» DATA LINES:

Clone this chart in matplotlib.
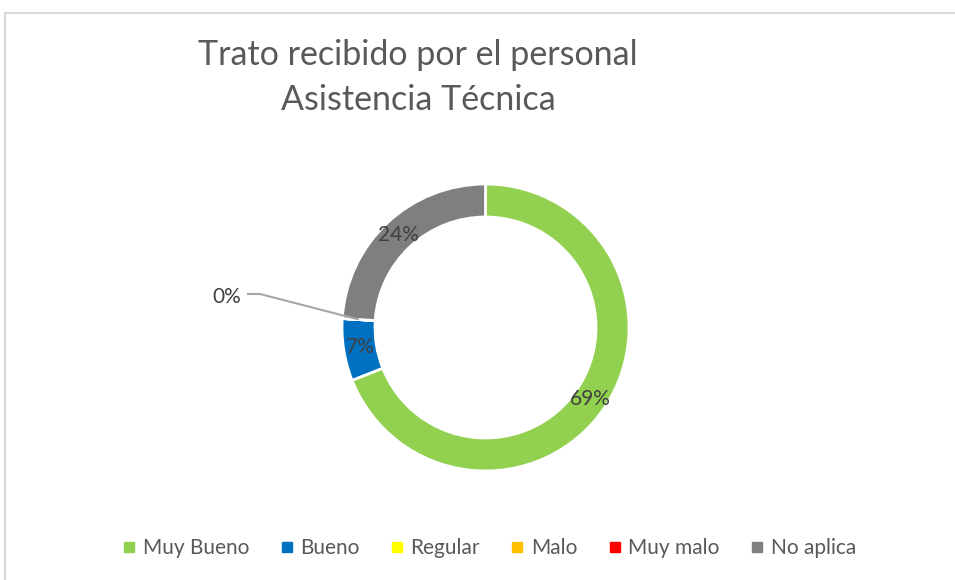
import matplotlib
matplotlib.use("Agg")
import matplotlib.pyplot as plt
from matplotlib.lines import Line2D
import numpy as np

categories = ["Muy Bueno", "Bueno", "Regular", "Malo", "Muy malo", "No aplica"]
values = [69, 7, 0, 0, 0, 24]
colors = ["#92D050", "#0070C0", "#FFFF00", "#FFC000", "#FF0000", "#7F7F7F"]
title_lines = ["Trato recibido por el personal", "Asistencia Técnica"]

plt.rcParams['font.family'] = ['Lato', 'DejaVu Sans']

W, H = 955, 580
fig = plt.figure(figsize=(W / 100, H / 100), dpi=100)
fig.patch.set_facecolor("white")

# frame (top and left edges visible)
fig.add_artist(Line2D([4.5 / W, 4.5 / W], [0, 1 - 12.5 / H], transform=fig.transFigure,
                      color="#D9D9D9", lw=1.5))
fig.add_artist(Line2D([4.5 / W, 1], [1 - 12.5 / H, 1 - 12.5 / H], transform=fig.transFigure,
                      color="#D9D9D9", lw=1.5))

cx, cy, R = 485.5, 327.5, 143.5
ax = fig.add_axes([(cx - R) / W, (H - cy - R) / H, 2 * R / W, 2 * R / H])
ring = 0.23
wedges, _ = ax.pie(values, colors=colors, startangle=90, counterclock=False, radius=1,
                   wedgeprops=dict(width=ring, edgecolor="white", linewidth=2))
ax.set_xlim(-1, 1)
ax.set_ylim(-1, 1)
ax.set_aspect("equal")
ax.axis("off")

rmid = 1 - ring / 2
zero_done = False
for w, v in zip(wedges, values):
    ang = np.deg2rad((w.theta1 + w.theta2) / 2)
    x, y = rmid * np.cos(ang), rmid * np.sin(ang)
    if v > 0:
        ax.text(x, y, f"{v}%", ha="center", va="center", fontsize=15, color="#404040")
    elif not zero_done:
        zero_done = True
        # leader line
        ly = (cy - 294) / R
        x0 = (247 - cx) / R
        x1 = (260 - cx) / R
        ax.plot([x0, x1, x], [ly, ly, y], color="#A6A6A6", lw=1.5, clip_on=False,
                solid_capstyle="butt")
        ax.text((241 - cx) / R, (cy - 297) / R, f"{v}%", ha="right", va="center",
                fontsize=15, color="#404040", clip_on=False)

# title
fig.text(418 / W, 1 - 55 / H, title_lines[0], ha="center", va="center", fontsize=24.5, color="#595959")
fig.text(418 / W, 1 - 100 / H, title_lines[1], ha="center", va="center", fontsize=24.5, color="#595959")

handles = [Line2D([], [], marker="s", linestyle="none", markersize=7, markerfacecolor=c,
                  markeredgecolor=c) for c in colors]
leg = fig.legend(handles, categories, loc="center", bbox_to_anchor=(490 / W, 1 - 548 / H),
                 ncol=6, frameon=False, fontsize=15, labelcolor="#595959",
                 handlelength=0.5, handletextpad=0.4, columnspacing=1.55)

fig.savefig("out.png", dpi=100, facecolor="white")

» WRITTEN TASK:
Scan the material above. Copy each line where "matplotlib" occurs.

» RESPONSE TO THE EXERCISE:
Clone this chart in matplotlib.
import matplotlib
matplotlib.use("Agg")
import matplotlib.pyplot as plt
from matplotlib.lines import Line2D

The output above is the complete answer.